### WHAT YOU SHOULD DO
Lines with "Recreate this image" and "from matplotlib.lines import Line2D" mark the range, both included. Reproduce exactly that stretch, without pictures.

-- START OF DATASET ENTRIES --

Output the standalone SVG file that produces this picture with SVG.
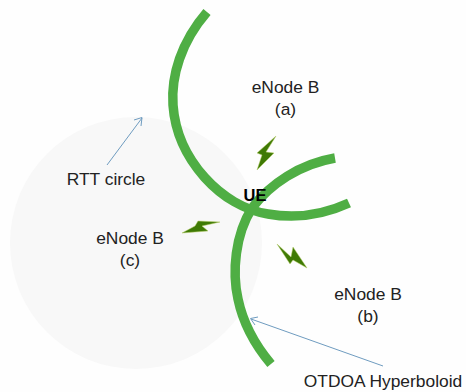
<svg xmlns="http://www.w3.org/2000/svg" width="466" height="392" viewBox="0 0 466 392">
<style>
.t{font-family:"Liberation Sans",Arial,sans-serif;font-size:17.400px;fill:#222;text-anchor:middle}
.g{fill:none;stroke:#4fae44;stroke-width:9.500}
.l{fill:none;stroke:#6f9cc0;stroke-width:1}
.b{fill:#3f7a05;stroke:#b8cf6a;stroke-width:.5}
</style>
<rect width="466" height="392" fill="#fefefe"/>
<g id="rtt-circle"><circle cx="136" cy="243" r="126" fill="#f8f8f8"/></g>
<g id="connectors">
<path class="g" d="M207 12C181 42 171 76 173 105C177 160 222 207 268 214C296 219 325 214 349 203"/>
<path class="g" d="M335 158C300 164 270 184 252 208C235 235 232 272 238 299C243 323 255 345 271 364"/>
<path class="l" d="M107 165L142 118M134 120L142 117.500L141 126"/>
<path class="l" d="M383 366L251 319M258 317L250.500 318.500L255 325"/>
</g>
<g id="bolt-a"><polygon class="b" points="276,136 266,152 274,153 257,170 262,155 257,153"/></g>
<g id="bolt-b"><polygon class="b" points="277,244 291,257 293,247 307,268 293,260 290,264"/></g>
<g id="bolt-c"><polygon class="b" points="220,222 202,226 208,231 182,233 195,226 198,221"/></g>
<g id="node-a"><text class="t" x="285.500" y="93">eNode B</text><text class="t" x="285.500" y="115">(a)</text></g>
<g id="node-b"><text class="t" x="368" y="300">eNode B</text><text class="t" x="368" y="322">(b)</text></g>
<g id="node-c"><text class="t" x="130" y="244">eNode B</text><text class="t" x="130" y="266">(c)</text></g>
<g id="ue"><text class="t" x="255" y="201" style="font-weight:bold;fill:#000;font-size:16.500px">UE</text></g>
<g id="label-rtt"><text class="t" x="106" y="185">RTT circle</text></g>
<g id="label-otdoa"><text class="t" x="383" y="387">OTDOA Hyperboloid</text></g>
</svg>
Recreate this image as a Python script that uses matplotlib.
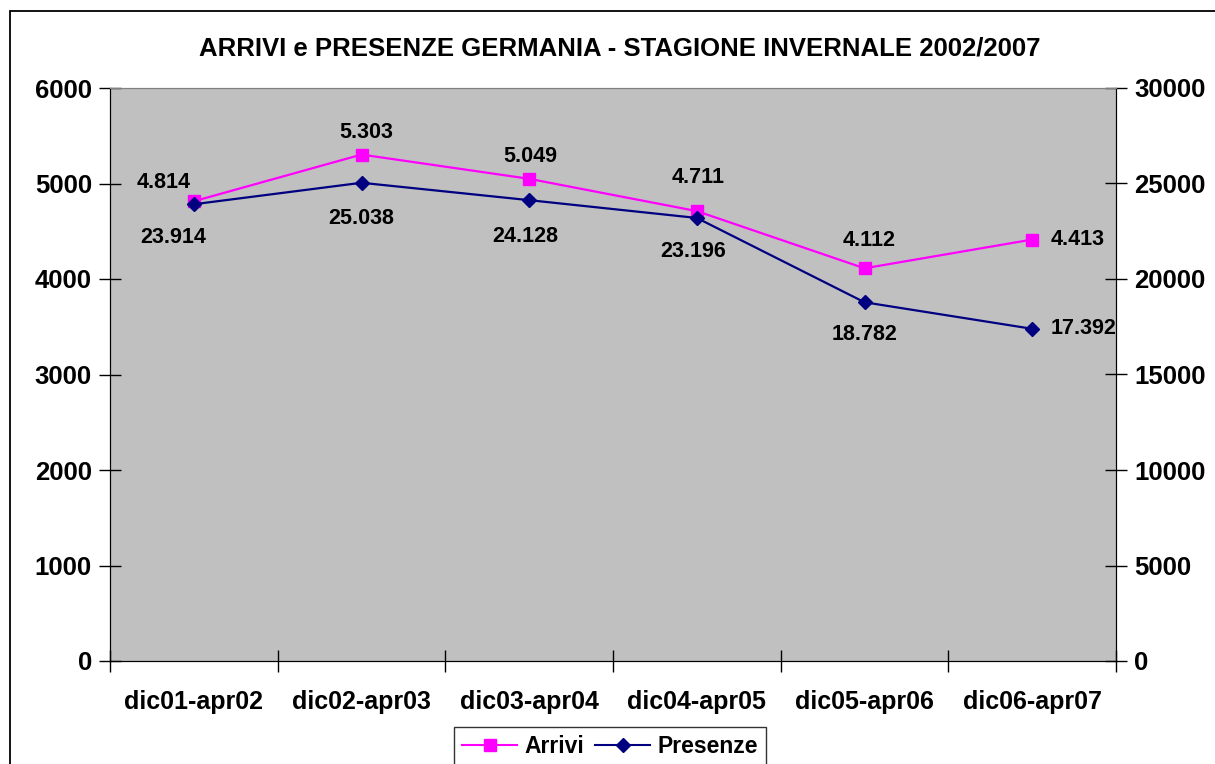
import matplotlib
matplotlib.use("Agg")
import matplotlib.pyplot as plt
from matplotlib.patches import Rectangle
from matplotlib.lines import Line2D

categories = ["dic01-apr02", "dic02-apr03", "dic03-apr04", "dic04-apr05", "dic05-apr06", "dic06-apr07"]
arrivi = [4814, 5303, 5049, 4711, 4112, 4413]
presenze = [23914, 25038, 24128, 23196, 18782, 17392]
arrivi_labels = ["4.814", "5.303", "5.049", "4.711", "4.112", "4.413"]
presenze_labels = ["23.914", "25.038", "24.128", "23.196", "18.782", "17.392"]
left_ticks = [0, 1000, 2000, 3000, 4000, 5000, 6000]
right_ticks = [0, 5000, 10000, 15000, 20000, 25000, 30000]

plt.rcParams['font.family'] = ['Liberation Sans', 'DejaVu Sans']
plt.rcParams['font.weight'] = 'bold'

W, H = 1215, 764
fig = plt.figure(figsize=(W/100, H/100), dpi=100)
fig.patch.set_facecolor('white')

# outer chart frame
fig.patches.append(Rectangle((10/W, -0.1), 1.2, (H-11)/H + 0.1, transform=fig.transFigure,
                             fill=False, edgecolor='black', linewidth=1.3, zorder=0))

ax = fig.add_axes([110/W, (H-661)/H, 1006/W, 573/H])
ax.set_facecolor('#C0C0C0')
ax2 = ax.twinx()

x = list(range(len(categories)))
ax.plot(x, arrivi, color='#FF00FF', marker='s', markersize=8, linewidth=1.6, zorder=3)
ax2.plot(x, presenze, color='#000080', marker='D', markersize=7.5, linewidth=1.6, zorder=3)

ax.set_xlim(-0.5, len(categories) - 0.5)
ax.set_ylim(0, 6000)
ax2.set_ylim(0, 30000)

ax.set_yticks(left_ticks)
ax.set_yticklabels([str(t) for t in left_ticks], fontsize=18.5, fontweight='bold')
ax2.set_yticks(right_ticks)
ax2.set_yticklabels([str(t) for t in right_ticks], fontsize=18.5, fontweight='bold')

ax.set_xticks([i - 0.5 for i in range(len(categories) + 1)])
ax.set_xticklabels([])
ax.set_xticks(x, minor=True)
ax.set_xticklabels(categories, minor=True, fontsize=18, fontweight='bold')
ax.tick_params(axis='x', which='minor', length=0, pad=21)
ax.tick_params(axis='x', which='major', direction='inout', length=16, width=1)
ax.tick_params(axis='y', direction='inout', length=16, width=1, pad=5)
ax2.tick_params(axis='y', direction='inout', length=16, width=1, pad=5)

for a in (ax, ax2):
    a.spines['top'].set_color('#808080')
    a.spines['left'].set_color('black')
    a.spines['right'].set_color('black')
    a.spines['bottom'].set_color('black')

# data labels: Arrivi (pixel offsets)
arr_off = [(-30, 19), (5, 22), (1, 22), (1, 34), (5, 28), (45, 0)]
for i, (v, lab) in enumerate(zip(arrivi, arrivi_labels)):
    dx, dy = arr_off[i]
    ax.annotate(lab, (i, v), xytext=(dx, dy), textcoords='offset pixels',
                ha='center', va='center', fontsize=15.5, fontweight='bold', zorder=5)

pre_off = [(-21, -33), (0, -36), (-4, -36), (-4, -34), (0, -32), (51, 0)]
for i, (v, lab) in enumerate(zip(presenze, presenze_labels)):
    dx, dy = pre_off[i]
    ax2.annotate(lab, (i, v), xytext=(dx, dy), textcoords='offset pixels',
                 ha='center', va='center', fontsize=15.5, fontweight='bold', zorder=5)

fig.text(620/W, 1 - 48/H, "ARRIVI e PRESENZE GERMANIA - STAGIONE INVERNALE 2002/2007",
         ha='center', va='center', fontsize=18.5, fontweight='bold')

handles = [Line2D([0], [0], color='#FF00FF', marker='s', markersize=8, linewidth=1.5),
           Line2D([0], [0], color='#000080', marker='D', markersize=7, linewidth=1.5)]
leg = fig.legend(handles, ["Arrivi", "Presenze"], loc='upper center',
                 bbox_to_anchor=(610/W, 1 - 727/H), ncol=2, frameon=True, fancybox=False,
                 edgecolor='black', handlelength=2.4, handletextpad=0.3,
                 columnspacing=0.5, borderpad=0.35, borderaxespad=0,
                 prop={'weight': 'bold', 'size': 16.5})
leg.get_frame().set_linewidth(1.0)

fig.savefig("out.png", dpi=100)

-- END OF DATASET ENTRIES --

### EXERCISE RESPONSE
Recreate this image as a Python script that uses matplotlib.
import matplotlib
matplotlib.use("Agg")
import matplotlib.pyplot as plt
from matplotlib.patches import Rectangle
from matplotlib.lines import Line2D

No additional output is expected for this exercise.